We all love to hate the airlines.
The cramped seats. The lousy food. Delayed or cancelled flights. And now we have this week’s incident at United Continental Inc (NYSE:UAL).
By now, virtually everyone knows the story. To avoid cancelling a flight the next morning, United needed to find space for four employees on a sold-out flight from Chicago’s O’Hare International Airport.
Yet not enough passengers would volunteer to give up their seats.
So the gate staff chose an onboard passenger at random - Dr. David Dao - and told him to get off the flight.
Dao refused.
So the airline called the police. And in a video that has been viewed millions of times on YouTube, security drags him, bleeding from the mouth, off the plane.
In the annals of PR fiascoes, this may have set a new low.
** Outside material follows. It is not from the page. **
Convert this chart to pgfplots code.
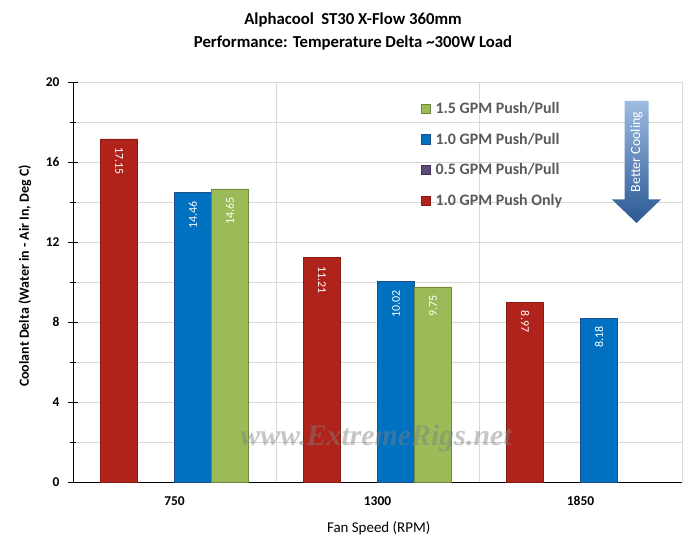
\documentclass[border=0pt]{standalone}
\usepackage{pgfplots}
\pgfplotsset{compat=1.18}
\usepackage{fontspec}
\setmainfont{Carlito}
\newfontfamily\wmfont{Liberation Serif}
\definecolor{cred}{HTML}{B0231A}
\definecolor{credd}{HTML}{8A1A12}
\definecolor{cblue}{HTML}{0070C0}
\definecolor{cblued}{HTML}{1F4E89}
\definecolor{cgreen}{HTML}{9BBB59}
\definecolor{cgreend}{HTML}{71893F}
\definecolor{cpurple}{HTML}{604A7B}
\definecolor{cpurpled}{HTML}{3F3151}
\definecolor{cgray}{HTML}{595959}
\definecolor{gridc}{HTML}{D9D9D9}
\definecolor{arrtop}{HTML}{9DBBE0}
\definecolor{arrbot}{HTML}{2B5894}
\pgfplotsset{sq legend/.style={legend image code/.code={\draw[##1] (0bp,-4.7bp) rectangle (9.4bp,4.7bp);}}}
\begin{document}
\begin{tikzpicture}
\useasboundingbox (-73bp,-66bp) rectangle (626bp,482bp);
\begin{axis}[
  at={(0,0)}, anchor=south west,
  scale only axis, width=609bp, height=400bp,
  ybar, bar width=0.182,
  xmin=-0.5, xmax=2.5, ymin=0, ymax=20,
  axis x line*=bottom, axis y line*=left,
  axis line style={black, line width=0.9bp, -},
  xtick={0,1,2}, xticklabels={750,1300,1850},
  major x tick style={draw=none},
  minor xtick={0.5,1.5,2.5}, minor x tick style={draw=none},
  xminorgrids,
  ytick={0,4,...,20}, minor ytick={2,6,...,18},
  ymajorgrids, yminorgrids,
  major grid style={gridc, line width=0.8bp},
  minor grid style={gridc, line width=0.8bp},
  tick align=center, major tick length=10bp, minor tick length=6bp,
  tick style={black, line width=0.8bp},
  /pgf/number format/assume math mode=true,
  tick label style={font=\fontsize{13.5}{15}\selectfont\bfseries},
  xticklabel style={yshift=-6bp},
  yticklabel style={xshift=-5bp},
  ylabel={Coolant Delta (Water in - Air In, Deg C)},
  ylabel style={at={(axis description cs:-0.079,0.515)}, anchor=center, font=\fontsize{14}{16}\selectfont\bfseries},
  xlabel={Fan Speed (RPM)},
  xlabel style={at={(axis description cs:0.502,-0.115)}, anchor=center, font=\fontsize{15}{17}\selectfont},
  reverse legend,
  legend cell align=left,
  legend style={at={(rel axis cs:0.571,0.9535)}, anchor=north west, draw=none, fill=none,
    font=\fontsize{16}{18}\selectfont\bfseries, text=cgray, row sep=15bp, inner sep=0pt,
    nodes={inner sep=1.5bp},
    /tikz/every odd column/.append style={column sep=3bp}},
  point meta=explicit symbolic,
]
\addplot[sq legend, fill=cred, draw=credd, line width=0.8bp, bar shift=-0.273,
  nodes near coords,
  nodes near coords style={rotate=-90, anchor=west, inner xsep=8bp, text=white, font=\fontsize{12}{13}\selectfont}]
  coordinates {(0,17.15) [17.15] (1,11.21) [11.21] (2,8.97) [8.97]};
\addlegendentry{1.0 GPM Push Only}
\addlegendimage{sq legend, fill=cpurple, draw=cpurpled, line width=0.8bp}
\addlegendentry{0.5 GPM Push/Pull}
\addplot[sq legend, fill=cblue, draw=cblued, line width=0.8bp, bar shift=0.091,
  nodes near coords,
  nodes near coords style={rotate=90, anchor=east, inner xsep=8bp, text=white, font=\fontsize{12}{13}\selectfont}]
  coordinates {(0,14.46) [14.46] (1,10.02) [10.02] (2,8.18) [8.18]};
\addlegendentry{1.0 GPM Push/Pull}
\addplot[sq legend, fill=cgreen, draw=cgreend, line width=0.8bp, bar shift=0.273,
  nodes near coords,
  nodes near coords style={rotate=90, anchor=east, inner xsep=8bp, text=white, font=\fontsize{12}{13}\selectfont}]
  coordinates {(0,14.65) [14.65] (1,9.75) [9.75]};
\addlegendentry{1.5 GPM Push/Pull}
\shade[top color=arrtop, bottom color=arrbot]
  (axis cs:2.217,19.05) -- (axis cs:2.335,19.05) -- (axis cs:2.335,14.125) -- (axis cs:2.396,14.125)
  -- (axis cs:2.276,12.95) -- (axis cs:2.155,14.125) -- (axis cs:2.217,14.125) -- cycle;
\node[rotate=90, text=white, font=\fontsize{14}{15}\selectfont] at (axis cs:2.276,16.5) {Better Cooling};
\node[font=\wmfont\bfseries\itshape\fontsize{30}{30}\selectfont, text=gray, opacity=0.45] at (axis cs:0.993,2.2) {www.ExtremeRigs.net};
\end{axis}
\node[font=\bfseries\fontsize{16.8}{19}\selectfont] at (280bp,462bp) {Alphacool\ \ ST30 X-Flow 360mm};
\node[font=\bfseries\fontsize{16.8}{19}\selectfont] at (280bp,439bp) {Performance: Temperature Delta \textasciitilde300W Load};
\end{tikzpicture}
\end{document}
Especially after CEO Oscar Muñoz - though he later issued an abject apology - initially made flimsy, “CYA” excuses for the outrage, even referring to Dao’s (ahem) reaccommodation.
The sad thing is United, a company with a troubled history - including the largest bankruptcy ever by an airline and the sixth-largest by a U.S. corporation - has recently enjoyed a string of successes.
Its shares have nearly doubled since last summer and tripled over the last five years.
But this week’s events gave the company a black eye. And gave plenty of ammunition to anti-business populists who would like to fine the airline, outlaw the practice of overbooking, and drag Muñoz before Congress for the ritual public humiliation. (Recall a stammering John Stumpf last year at the hands of Elizabeth Warren.)
A friend of mine - Hal - lost no time chiding me for regularly praising the private sector and criticizing the government.
“See,” he said. “This week’s incident shows everyone how corporations really feel about their customers.”
Except Hal has it exactly backward. What United Airlines did was stupid - and outlandish - precisely because the company behaved like a government agency, using brute force to achieve its objectives.
In a free-market economy, every transaction is supposed to be voluntary. If you don’t like a company, you don’t have to supply it, work for it, buy from it or own its shares.
It’s governments - not businesses - that require peaceful, law-abiding citizens to accede to their demands whether they want to or not.
What United did was especially foolish since there is a simple, quick, free-market solution to overbooked flights. It’s called a gate auction.
For example, imagine 211 people show up for a flight with 200 seats. The airline would offer a voucher for a certain amount, say $300, for 11 volunteers to surrender their seats. If it can’t get 11 people to accept that, it has to raise the price to $400, then $500 and, ultimately, to whatever amount it takes to get 11 people to agree to give up their seats.
Trust me. That solution is far cheaper than the eventual settlement with Dao and his attorneys will be.
Many of the things we don’t like about airlines are actually market-driven solutions. For example, airline executives learned years ago that the overwhelming majority of passengers are interested in one thing and one thing only: the cheapest price.
Most fliers will give up additional legroom, checked luggage, drinks and snacks, and other frills for a lower ticket price. So airlines make flights as cheap as possible and then charge for the extras.
The ultimate beneficiary is the flier. You get less expensive flights. And if you want more, you can pay for it.
As for overbooking, the practice is legal, makes good economic sense, and doesn’t inconvenience many passengers.
The Department of Transportation reported that 41,000 fliers were involuntarily bumped from flights last year. That sounds like a lot until you realize that there were 660 million passengers in 2016.
So we’re talking about 0.006% of fliers.
Yes, airlines overbook to boost sales and earnings. But it also saves you money.
If your flights regularly had tons of empty seats - thanks to all the cancellations and changes - your ticket price would be higher.
Airlines actually do a pretty good job of getting us from Point A to Point B. Flying is considerably safer than driving. (And it's a long swim to Europe or Asia.)
So let’s hope that United - and its competitors - smarten up about overbooking and use a gate auction every time.
If they want us to fly their friendly skies, they need to give us the treatment we deserve.
Paying customers are indispensable assets. Markets work better than force.
And happy, satisfied customers? They generally don’t sue.